# START OF EXERCISE MATERIAL
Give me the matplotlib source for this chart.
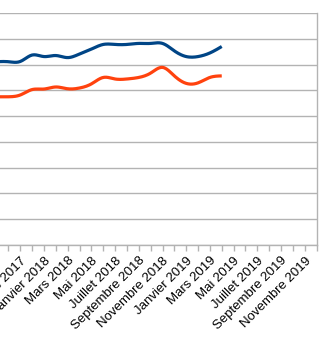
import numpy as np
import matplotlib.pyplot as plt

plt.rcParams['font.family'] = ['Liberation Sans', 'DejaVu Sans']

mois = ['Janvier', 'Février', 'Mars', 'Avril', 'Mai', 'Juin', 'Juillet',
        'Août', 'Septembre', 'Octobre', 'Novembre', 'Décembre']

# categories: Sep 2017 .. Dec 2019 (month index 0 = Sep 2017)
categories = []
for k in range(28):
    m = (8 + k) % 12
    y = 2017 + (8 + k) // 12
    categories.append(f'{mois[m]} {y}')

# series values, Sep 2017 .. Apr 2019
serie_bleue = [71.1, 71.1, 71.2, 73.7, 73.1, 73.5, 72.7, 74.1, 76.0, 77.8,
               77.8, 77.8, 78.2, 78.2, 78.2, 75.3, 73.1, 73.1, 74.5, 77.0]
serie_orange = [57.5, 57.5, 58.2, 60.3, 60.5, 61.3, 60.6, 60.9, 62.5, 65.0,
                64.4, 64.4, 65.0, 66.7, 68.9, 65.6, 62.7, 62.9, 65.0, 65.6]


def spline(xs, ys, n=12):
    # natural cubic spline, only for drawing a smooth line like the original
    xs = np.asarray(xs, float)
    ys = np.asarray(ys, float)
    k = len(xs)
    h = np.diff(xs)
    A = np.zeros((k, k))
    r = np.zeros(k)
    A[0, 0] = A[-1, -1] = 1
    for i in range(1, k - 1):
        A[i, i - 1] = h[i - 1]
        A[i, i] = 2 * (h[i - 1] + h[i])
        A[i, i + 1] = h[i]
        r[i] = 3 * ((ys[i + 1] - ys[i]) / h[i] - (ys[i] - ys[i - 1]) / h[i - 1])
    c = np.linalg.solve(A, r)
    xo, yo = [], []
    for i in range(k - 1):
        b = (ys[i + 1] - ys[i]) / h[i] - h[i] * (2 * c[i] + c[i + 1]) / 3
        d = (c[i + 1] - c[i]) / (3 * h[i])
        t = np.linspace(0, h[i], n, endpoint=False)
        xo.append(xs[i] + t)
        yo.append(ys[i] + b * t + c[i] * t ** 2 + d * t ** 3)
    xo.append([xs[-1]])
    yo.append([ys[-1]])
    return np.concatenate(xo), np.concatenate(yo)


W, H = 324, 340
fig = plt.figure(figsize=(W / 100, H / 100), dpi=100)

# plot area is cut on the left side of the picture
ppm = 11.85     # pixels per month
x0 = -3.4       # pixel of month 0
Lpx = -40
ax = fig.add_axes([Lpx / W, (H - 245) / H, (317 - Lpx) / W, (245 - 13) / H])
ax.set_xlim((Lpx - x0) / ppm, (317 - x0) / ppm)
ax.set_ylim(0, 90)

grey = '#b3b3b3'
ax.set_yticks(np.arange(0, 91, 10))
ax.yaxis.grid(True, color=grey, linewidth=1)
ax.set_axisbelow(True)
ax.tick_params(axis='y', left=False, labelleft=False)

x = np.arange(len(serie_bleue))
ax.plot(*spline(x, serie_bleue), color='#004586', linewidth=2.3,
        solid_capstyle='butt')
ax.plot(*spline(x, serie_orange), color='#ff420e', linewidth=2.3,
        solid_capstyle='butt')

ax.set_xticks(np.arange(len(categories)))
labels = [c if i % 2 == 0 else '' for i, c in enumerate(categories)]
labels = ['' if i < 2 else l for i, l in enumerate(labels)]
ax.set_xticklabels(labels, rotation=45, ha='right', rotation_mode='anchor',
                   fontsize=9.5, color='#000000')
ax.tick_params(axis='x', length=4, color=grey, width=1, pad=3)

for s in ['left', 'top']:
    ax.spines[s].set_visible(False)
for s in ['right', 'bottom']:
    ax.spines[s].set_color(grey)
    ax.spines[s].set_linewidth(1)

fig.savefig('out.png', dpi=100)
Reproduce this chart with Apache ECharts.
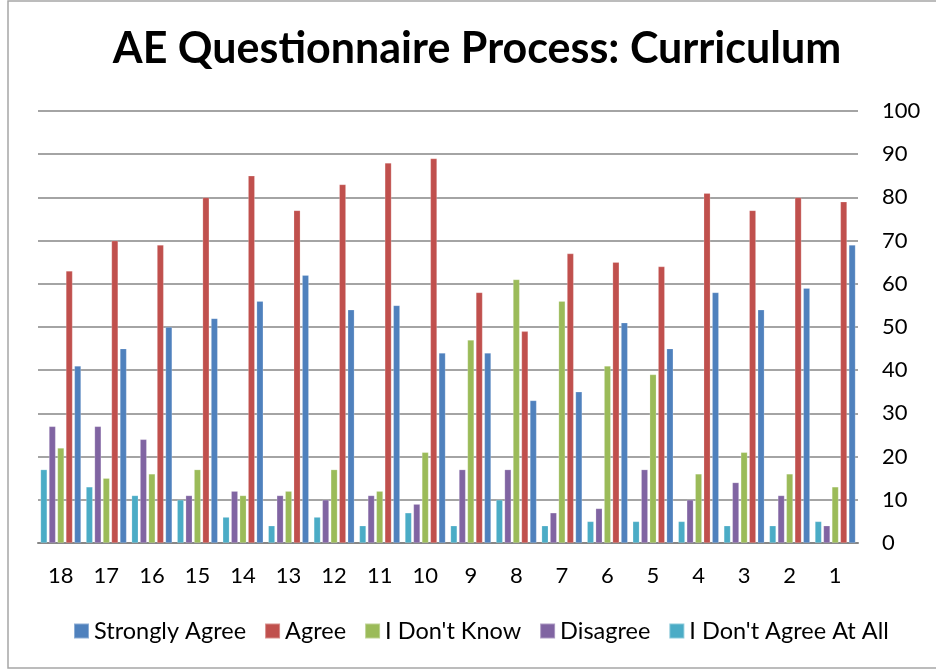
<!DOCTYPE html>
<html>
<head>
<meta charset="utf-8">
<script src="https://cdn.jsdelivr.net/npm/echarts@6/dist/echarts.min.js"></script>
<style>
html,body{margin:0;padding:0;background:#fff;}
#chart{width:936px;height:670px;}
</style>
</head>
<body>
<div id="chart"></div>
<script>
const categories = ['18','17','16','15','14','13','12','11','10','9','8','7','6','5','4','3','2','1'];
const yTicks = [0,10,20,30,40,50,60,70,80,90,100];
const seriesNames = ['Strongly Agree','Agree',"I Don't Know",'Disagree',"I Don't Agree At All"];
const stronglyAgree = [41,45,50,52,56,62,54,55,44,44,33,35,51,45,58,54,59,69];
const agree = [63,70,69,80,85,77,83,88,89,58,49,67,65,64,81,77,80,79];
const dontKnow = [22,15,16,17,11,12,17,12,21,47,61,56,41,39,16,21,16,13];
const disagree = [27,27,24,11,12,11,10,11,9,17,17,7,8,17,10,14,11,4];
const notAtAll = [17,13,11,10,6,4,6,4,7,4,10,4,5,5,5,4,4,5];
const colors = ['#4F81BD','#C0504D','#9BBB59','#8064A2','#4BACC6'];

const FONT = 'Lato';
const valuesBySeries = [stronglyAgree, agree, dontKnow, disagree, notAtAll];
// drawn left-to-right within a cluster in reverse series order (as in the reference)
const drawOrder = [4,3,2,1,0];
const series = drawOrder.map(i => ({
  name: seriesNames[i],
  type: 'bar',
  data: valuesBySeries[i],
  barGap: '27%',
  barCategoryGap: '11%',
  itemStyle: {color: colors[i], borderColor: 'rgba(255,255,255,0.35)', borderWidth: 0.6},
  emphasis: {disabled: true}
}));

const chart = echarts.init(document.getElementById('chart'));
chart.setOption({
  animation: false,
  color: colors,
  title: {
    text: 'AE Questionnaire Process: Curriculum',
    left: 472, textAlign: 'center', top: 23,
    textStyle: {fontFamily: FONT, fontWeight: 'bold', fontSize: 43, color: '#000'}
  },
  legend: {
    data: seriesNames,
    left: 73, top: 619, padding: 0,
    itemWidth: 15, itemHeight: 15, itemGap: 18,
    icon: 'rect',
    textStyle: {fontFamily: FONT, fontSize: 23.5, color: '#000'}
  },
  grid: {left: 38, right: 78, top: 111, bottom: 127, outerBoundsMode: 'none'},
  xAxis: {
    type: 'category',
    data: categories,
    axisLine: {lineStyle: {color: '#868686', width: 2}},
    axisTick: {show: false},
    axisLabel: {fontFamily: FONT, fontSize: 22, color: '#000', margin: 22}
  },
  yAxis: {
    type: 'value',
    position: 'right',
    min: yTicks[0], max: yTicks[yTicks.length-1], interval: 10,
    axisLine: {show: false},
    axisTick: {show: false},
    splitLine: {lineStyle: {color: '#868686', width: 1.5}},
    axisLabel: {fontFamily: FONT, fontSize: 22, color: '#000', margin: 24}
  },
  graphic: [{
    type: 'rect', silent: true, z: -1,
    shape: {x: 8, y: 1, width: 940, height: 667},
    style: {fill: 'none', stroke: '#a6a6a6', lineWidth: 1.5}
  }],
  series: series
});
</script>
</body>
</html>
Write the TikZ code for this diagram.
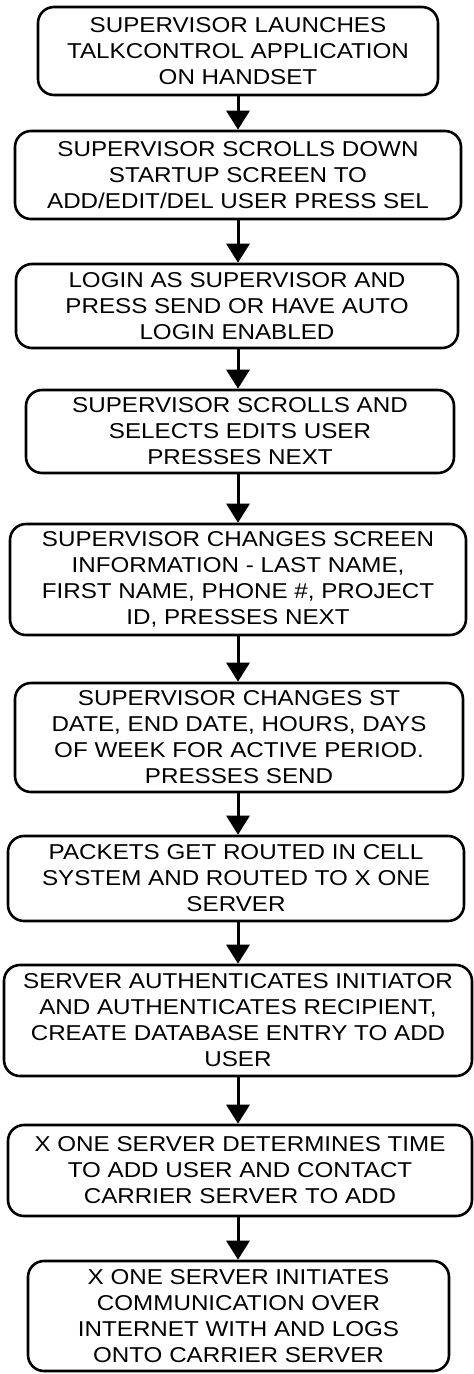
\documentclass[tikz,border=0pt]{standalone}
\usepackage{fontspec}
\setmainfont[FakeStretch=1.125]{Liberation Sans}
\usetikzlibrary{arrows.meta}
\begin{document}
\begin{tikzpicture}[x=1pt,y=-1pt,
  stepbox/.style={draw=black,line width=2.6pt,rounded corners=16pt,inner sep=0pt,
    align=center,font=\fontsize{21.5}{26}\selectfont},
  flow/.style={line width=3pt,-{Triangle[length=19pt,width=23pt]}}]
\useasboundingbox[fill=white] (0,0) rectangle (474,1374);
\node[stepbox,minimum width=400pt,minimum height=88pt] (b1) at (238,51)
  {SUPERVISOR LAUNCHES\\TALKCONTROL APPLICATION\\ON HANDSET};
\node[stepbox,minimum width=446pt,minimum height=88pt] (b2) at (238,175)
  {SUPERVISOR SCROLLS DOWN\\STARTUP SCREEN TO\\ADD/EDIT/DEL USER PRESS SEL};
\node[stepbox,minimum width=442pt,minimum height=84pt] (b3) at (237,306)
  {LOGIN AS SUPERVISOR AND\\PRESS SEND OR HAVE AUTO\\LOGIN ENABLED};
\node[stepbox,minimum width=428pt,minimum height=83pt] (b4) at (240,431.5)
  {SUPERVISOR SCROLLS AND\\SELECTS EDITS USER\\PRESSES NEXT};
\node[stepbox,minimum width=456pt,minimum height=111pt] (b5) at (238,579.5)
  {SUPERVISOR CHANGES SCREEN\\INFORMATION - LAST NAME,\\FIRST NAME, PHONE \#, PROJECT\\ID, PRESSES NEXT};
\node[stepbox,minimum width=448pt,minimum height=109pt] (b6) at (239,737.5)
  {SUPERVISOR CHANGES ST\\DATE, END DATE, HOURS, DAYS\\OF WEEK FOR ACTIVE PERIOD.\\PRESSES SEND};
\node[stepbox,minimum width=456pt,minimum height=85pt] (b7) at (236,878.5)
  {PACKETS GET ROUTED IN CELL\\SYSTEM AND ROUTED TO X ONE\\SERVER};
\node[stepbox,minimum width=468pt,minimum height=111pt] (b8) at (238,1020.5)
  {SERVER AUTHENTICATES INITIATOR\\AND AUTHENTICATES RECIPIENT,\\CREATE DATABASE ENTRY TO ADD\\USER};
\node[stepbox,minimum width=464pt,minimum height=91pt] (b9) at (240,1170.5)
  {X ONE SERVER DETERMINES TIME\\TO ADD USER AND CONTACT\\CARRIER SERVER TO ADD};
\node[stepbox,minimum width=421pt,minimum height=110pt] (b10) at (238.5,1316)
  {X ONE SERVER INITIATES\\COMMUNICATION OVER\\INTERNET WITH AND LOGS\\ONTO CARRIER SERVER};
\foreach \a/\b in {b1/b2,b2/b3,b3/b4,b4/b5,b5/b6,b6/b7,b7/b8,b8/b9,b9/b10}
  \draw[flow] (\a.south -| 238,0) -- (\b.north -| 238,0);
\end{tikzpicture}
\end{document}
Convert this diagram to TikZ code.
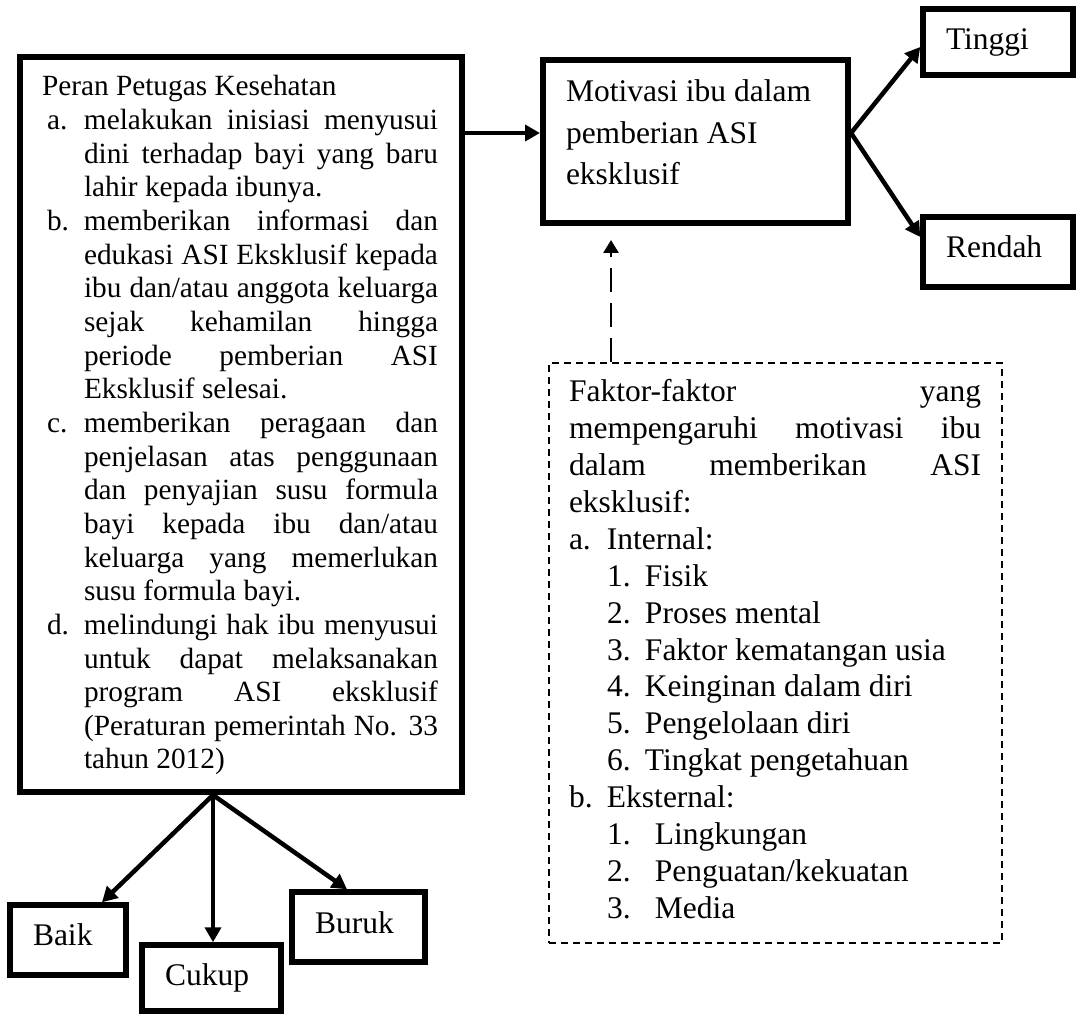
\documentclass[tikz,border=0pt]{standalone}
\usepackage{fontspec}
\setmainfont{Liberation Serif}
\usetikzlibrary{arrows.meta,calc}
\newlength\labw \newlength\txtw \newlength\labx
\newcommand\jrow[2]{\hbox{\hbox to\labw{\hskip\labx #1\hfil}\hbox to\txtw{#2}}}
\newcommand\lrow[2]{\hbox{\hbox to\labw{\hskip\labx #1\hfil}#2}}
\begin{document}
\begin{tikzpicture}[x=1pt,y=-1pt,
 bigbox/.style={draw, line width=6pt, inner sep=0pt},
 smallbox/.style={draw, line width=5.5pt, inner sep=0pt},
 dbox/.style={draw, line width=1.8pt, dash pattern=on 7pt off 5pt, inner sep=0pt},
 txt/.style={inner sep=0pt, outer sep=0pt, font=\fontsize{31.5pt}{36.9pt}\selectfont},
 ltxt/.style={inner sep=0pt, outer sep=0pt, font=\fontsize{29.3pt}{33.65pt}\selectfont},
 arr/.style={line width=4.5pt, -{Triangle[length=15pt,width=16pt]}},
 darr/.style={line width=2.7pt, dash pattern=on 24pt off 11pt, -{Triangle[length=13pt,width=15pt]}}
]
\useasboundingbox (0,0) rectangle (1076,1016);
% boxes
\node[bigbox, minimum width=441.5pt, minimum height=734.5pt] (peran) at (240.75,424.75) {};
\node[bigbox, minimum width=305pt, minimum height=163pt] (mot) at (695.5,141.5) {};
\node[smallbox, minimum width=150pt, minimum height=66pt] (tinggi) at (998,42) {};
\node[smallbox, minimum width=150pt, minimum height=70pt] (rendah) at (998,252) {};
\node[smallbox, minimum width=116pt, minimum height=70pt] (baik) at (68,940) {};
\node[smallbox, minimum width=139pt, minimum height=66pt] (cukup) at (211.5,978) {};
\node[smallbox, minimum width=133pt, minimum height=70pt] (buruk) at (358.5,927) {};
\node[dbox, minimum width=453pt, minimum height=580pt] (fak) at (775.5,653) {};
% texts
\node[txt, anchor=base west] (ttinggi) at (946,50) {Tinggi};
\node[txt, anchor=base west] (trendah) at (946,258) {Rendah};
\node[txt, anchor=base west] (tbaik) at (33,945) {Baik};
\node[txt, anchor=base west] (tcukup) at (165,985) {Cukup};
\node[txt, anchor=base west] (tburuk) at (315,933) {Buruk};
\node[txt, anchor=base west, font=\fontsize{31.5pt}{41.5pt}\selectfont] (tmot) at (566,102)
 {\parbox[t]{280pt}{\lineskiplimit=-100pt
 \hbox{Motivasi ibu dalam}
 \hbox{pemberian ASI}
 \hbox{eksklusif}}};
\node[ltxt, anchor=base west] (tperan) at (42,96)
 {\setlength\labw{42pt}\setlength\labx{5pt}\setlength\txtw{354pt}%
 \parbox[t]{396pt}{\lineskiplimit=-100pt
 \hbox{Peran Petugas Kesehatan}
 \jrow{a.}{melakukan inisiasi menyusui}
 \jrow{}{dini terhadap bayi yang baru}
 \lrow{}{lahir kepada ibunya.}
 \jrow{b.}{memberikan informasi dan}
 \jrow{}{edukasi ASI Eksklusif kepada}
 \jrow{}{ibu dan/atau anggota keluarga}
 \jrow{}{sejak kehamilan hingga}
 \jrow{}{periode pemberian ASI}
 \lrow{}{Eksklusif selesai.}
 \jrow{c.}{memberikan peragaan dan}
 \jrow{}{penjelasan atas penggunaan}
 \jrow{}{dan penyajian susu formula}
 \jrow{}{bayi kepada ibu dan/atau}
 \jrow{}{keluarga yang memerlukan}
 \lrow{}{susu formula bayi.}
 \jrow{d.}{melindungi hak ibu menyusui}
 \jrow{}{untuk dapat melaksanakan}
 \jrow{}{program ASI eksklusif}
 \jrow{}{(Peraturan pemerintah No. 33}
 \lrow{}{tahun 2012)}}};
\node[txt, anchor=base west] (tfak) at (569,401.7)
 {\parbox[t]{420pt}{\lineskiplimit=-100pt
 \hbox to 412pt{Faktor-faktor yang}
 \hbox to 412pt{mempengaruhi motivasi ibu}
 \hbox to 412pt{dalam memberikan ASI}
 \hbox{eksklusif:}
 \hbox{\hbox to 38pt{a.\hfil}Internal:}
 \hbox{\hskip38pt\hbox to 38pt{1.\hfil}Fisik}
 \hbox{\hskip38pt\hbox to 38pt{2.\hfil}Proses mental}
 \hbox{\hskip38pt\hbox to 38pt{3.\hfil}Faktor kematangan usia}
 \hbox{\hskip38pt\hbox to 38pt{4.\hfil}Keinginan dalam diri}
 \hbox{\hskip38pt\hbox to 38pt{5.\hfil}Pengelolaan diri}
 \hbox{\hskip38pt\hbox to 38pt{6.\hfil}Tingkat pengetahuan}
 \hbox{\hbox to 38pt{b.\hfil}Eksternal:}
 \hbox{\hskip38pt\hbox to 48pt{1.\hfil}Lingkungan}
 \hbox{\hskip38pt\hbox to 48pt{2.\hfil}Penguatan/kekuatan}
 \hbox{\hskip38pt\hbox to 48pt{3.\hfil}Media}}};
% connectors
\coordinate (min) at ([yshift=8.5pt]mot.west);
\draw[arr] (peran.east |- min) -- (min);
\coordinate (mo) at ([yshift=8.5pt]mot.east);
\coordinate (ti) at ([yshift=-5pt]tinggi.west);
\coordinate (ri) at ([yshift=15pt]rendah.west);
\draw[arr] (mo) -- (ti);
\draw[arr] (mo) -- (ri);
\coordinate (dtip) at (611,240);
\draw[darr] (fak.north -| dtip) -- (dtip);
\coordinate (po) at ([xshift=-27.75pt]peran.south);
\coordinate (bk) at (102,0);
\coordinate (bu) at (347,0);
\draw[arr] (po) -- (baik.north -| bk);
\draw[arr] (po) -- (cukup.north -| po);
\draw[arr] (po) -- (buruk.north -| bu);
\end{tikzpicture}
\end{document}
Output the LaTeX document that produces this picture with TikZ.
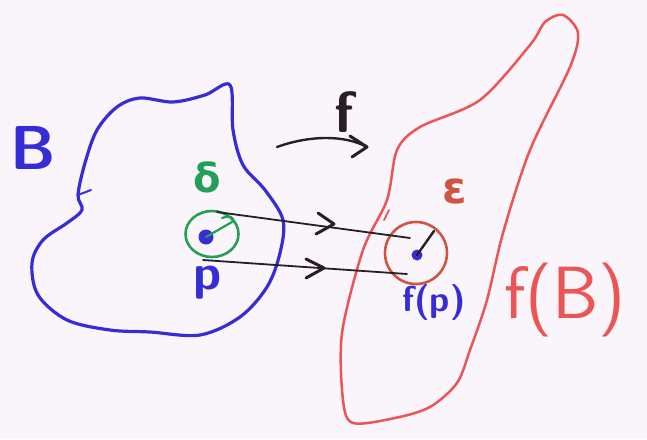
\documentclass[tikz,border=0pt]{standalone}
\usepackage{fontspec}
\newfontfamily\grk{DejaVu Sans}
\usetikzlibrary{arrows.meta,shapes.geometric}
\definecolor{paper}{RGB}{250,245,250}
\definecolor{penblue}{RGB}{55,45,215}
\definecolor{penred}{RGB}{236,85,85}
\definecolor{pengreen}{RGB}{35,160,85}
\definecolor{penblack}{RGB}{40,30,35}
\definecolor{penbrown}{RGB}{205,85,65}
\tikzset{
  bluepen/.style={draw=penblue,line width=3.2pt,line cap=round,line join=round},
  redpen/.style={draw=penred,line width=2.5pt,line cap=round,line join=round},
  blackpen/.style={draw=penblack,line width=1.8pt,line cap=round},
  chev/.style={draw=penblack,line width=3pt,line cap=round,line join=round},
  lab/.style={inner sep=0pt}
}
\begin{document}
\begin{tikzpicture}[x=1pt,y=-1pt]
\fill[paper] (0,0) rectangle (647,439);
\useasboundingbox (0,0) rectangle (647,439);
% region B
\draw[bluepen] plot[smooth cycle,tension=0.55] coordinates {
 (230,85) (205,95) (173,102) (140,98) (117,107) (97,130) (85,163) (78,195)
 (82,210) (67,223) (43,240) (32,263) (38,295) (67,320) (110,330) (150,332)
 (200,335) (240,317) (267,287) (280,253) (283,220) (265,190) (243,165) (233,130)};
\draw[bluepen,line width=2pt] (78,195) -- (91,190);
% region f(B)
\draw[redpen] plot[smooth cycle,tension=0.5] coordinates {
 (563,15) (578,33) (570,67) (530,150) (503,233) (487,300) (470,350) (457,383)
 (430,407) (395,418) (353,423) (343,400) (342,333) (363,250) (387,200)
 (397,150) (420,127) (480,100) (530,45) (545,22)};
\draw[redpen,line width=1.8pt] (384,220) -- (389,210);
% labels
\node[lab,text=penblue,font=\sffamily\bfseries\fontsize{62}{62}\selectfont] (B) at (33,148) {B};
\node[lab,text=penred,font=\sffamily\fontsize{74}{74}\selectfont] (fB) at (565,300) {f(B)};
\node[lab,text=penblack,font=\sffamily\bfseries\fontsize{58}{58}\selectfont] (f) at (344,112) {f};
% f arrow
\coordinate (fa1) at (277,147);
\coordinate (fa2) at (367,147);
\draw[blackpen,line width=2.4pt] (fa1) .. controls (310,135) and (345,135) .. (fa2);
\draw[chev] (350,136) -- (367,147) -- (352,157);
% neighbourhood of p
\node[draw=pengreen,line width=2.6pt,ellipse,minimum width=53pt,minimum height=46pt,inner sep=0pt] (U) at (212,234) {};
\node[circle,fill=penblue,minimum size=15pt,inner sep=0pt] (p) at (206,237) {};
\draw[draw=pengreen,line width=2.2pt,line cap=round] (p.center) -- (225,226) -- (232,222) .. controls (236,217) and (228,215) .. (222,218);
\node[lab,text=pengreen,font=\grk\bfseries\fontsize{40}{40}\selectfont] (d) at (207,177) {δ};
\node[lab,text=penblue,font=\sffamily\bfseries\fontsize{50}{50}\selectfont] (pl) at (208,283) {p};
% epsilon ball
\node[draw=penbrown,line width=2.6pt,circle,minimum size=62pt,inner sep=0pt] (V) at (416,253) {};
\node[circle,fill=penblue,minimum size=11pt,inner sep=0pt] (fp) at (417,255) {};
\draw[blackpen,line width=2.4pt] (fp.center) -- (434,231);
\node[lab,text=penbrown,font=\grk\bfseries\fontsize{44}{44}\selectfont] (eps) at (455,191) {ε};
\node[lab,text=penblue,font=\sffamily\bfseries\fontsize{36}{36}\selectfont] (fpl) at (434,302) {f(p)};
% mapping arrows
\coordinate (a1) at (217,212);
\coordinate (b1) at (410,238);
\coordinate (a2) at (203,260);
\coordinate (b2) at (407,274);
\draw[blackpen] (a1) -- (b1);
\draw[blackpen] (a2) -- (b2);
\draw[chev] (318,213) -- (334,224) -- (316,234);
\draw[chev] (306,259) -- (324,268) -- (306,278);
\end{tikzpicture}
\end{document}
# END OF EXERCISE MATERIAL
» **PROBLEM TO WORK ON**: Which lines contain the word "this"? Copy each of them.

» **EXERCISE RESPONSE**:
Give me the matplotlib source for this chart.
Reproduce this chart with Apache ECharts.
Write the TikZ code for this diagram.
Convert this diagram to TikZ code.
Output the LaTeX document that produces this picture with TikZ.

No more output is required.